= MATERIAL PROVIDED =
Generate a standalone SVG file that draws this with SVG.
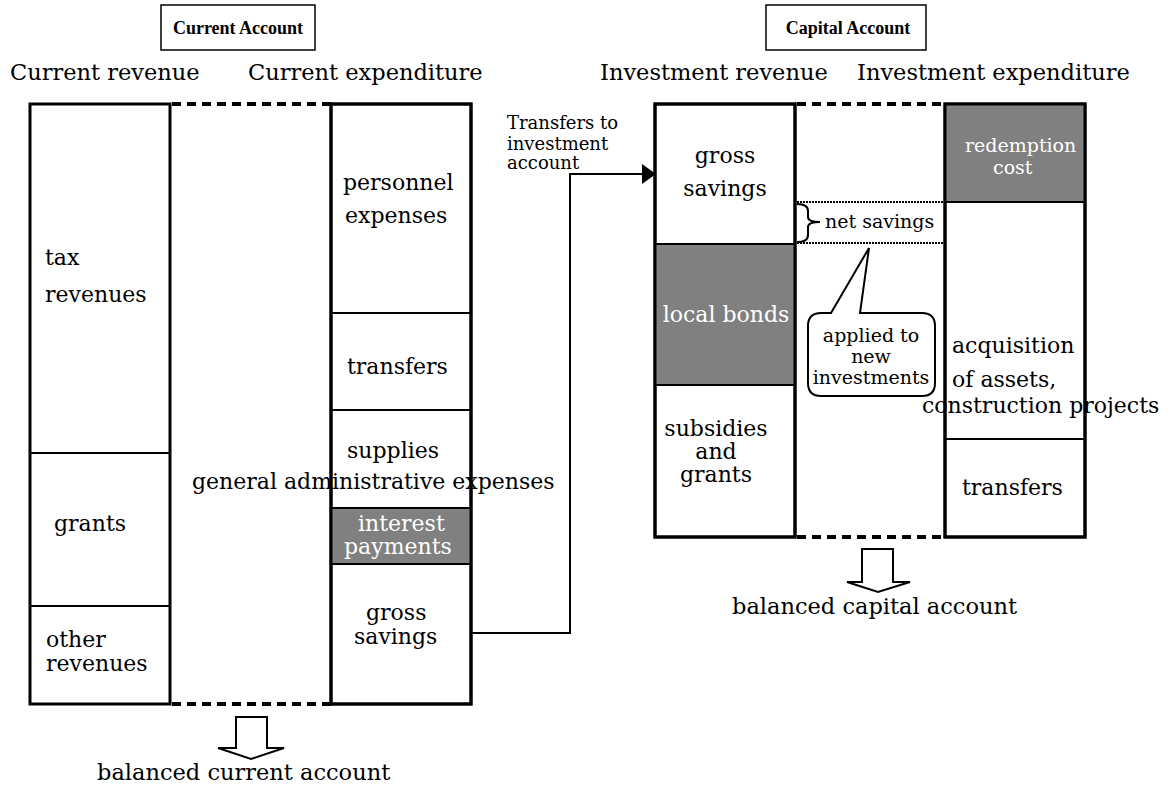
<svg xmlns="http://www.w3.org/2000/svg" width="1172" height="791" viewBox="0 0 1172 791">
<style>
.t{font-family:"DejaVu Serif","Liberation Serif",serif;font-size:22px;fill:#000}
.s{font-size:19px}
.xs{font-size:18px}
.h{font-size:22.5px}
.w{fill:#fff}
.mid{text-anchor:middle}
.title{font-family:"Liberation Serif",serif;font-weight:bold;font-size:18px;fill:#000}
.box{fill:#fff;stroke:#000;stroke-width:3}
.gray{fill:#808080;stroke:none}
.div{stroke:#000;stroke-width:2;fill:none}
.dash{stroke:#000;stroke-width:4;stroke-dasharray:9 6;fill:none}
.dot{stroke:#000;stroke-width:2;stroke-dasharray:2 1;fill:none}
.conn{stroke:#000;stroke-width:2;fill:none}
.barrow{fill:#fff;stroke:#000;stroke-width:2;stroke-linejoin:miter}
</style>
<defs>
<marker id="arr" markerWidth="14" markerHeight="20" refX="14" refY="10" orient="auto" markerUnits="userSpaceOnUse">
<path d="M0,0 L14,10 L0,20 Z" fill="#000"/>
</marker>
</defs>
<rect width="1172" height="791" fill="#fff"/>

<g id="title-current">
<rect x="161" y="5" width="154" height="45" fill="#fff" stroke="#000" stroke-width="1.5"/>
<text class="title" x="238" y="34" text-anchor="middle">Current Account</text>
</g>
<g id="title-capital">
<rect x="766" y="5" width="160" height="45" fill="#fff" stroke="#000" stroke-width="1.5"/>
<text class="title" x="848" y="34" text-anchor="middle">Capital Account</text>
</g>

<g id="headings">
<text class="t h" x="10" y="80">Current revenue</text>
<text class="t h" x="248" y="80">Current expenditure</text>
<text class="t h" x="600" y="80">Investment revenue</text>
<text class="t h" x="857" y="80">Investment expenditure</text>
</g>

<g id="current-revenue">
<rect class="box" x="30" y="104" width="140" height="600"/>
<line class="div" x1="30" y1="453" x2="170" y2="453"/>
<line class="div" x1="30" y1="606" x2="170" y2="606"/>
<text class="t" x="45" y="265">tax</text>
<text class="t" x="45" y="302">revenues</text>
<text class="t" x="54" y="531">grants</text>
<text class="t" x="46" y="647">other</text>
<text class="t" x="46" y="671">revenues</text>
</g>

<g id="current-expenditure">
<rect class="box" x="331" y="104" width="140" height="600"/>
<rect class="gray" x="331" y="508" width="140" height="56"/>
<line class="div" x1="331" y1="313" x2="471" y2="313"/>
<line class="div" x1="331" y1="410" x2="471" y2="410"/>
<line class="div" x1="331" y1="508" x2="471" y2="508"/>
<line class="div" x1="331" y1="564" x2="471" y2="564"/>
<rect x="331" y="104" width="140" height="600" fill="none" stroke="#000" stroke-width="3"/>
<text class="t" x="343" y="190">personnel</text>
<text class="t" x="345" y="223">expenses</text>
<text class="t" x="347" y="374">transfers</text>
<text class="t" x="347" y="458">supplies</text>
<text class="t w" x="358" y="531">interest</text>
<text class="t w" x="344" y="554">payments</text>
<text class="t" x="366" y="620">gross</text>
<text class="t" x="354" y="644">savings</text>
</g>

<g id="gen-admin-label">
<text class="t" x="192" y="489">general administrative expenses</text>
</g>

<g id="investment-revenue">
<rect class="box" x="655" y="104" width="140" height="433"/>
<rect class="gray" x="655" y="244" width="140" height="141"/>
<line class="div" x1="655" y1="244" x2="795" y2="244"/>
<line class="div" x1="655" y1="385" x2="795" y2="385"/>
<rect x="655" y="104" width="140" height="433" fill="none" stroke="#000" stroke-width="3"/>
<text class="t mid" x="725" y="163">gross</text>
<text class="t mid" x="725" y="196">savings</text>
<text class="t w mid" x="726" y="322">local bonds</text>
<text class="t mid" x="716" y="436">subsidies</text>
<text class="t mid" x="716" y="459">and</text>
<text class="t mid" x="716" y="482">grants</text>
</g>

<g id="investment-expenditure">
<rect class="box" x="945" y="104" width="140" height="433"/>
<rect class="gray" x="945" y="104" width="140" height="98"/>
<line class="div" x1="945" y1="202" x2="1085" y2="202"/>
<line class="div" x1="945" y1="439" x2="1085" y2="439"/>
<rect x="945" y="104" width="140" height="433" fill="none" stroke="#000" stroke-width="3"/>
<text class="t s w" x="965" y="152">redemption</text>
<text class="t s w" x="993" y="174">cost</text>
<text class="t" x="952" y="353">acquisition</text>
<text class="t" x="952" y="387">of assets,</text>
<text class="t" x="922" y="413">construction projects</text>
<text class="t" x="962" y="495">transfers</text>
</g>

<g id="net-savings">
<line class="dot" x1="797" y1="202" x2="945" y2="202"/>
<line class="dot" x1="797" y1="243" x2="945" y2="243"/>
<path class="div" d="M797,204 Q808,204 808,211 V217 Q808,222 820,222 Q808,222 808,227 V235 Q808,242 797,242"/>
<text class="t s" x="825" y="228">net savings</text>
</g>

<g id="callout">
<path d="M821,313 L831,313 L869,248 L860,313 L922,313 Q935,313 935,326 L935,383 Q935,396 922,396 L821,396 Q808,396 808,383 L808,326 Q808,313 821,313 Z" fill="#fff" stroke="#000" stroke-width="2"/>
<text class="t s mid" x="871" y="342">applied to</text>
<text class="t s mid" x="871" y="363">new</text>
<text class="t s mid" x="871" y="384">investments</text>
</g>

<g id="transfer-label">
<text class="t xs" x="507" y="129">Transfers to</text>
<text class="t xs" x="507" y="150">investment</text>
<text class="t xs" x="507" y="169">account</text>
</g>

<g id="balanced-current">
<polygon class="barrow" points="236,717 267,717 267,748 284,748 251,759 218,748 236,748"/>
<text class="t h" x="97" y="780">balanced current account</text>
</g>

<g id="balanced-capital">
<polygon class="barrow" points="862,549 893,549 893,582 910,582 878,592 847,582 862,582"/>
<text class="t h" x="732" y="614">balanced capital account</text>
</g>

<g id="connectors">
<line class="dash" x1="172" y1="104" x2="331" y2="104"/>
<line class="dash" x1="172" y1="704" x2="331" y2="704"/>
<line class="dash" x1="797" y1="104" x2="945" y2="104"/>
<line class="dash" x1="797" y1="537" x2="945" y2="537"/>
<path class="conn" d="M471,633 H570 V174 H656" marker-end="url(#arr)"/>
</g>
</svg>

==

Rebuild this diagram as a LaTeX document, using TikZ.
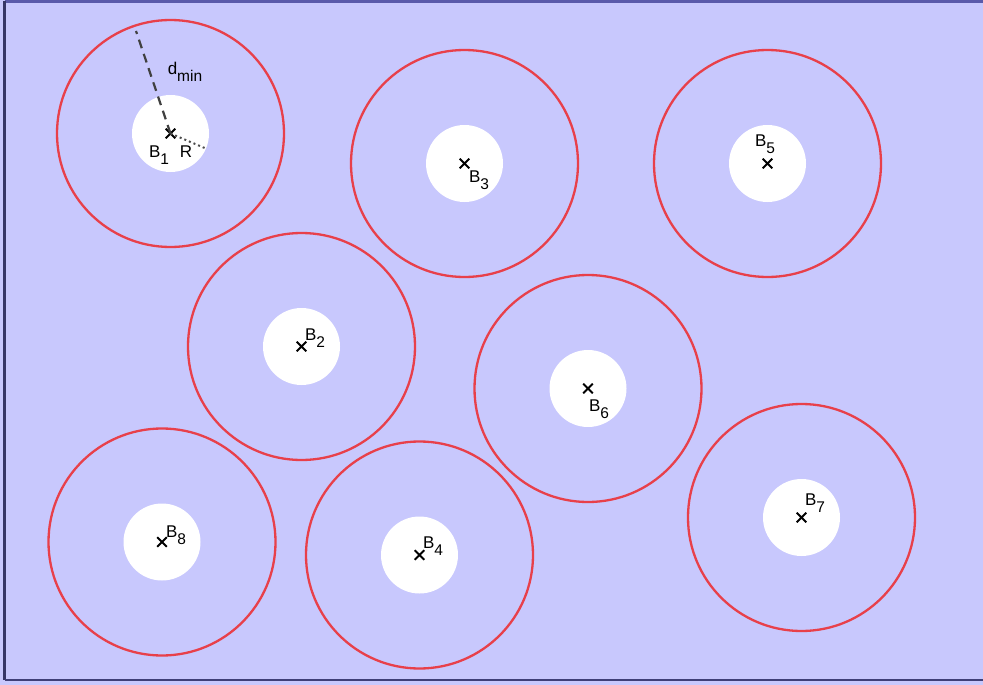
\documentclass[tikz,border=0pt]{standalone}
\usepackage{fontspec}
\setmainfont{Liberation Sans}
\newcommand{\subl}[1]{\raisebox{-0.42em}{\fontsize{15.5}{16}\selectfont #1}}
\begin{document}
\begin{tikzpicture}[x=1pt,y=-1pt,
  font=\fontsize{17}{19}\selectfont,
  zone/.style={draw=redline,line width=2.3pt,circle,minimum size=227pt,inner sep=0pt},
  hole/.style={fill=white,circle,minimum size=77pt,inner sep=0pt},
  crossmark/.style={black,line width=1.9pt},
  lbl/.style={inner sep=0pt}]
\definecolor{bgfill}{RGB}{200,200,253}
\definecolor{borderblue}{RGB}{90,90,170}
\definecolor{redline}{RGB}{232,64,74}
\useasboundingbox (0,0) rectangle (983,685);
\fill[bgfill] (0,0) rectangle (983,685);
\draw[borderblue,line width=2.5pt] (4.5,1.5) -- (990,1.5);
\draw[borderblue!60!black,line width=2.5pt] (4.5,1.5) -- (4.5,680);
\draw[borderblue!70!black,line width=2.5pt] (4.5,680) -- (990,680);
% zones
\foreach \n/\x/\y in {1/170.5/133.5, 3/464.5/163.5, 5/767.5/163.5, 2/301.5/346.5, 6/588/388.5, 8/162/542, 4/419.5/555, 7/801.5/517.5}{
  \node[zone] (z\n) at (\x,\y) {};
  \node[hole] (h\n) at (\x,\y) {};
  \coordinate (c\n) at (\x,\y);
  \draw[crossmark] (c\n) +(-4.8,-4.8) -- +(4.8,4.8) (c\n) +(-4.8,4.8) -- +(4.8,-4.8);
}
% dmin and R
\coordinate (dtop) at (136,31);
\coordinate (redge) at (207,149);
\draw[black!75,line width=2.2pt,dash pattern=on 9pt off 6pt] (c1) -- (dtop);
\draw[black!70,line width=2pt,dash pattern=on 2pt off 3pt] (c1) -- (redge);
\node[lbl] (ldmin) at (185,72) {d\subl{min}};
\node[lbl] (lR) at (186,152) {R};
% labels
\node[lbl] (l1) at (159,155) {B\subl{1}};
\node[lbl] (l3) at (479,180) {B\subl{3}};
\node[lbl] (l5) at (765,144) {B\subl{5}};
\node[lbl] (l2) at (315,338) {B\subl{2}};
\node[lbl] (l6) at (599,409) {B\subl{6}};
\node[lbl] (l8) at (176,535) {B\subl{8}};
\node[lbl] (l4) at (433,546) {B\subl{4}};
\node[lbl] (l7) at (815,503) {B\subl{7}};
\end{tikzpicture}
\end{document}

= GOAL =
Pick out the lines above containing the word "this", then copy them.

= EXERCISE OUTPUT =
Generate a standalone SVG file that draws this with SVG.
Rebuild this diagram as a LaTeX document, using TikZ.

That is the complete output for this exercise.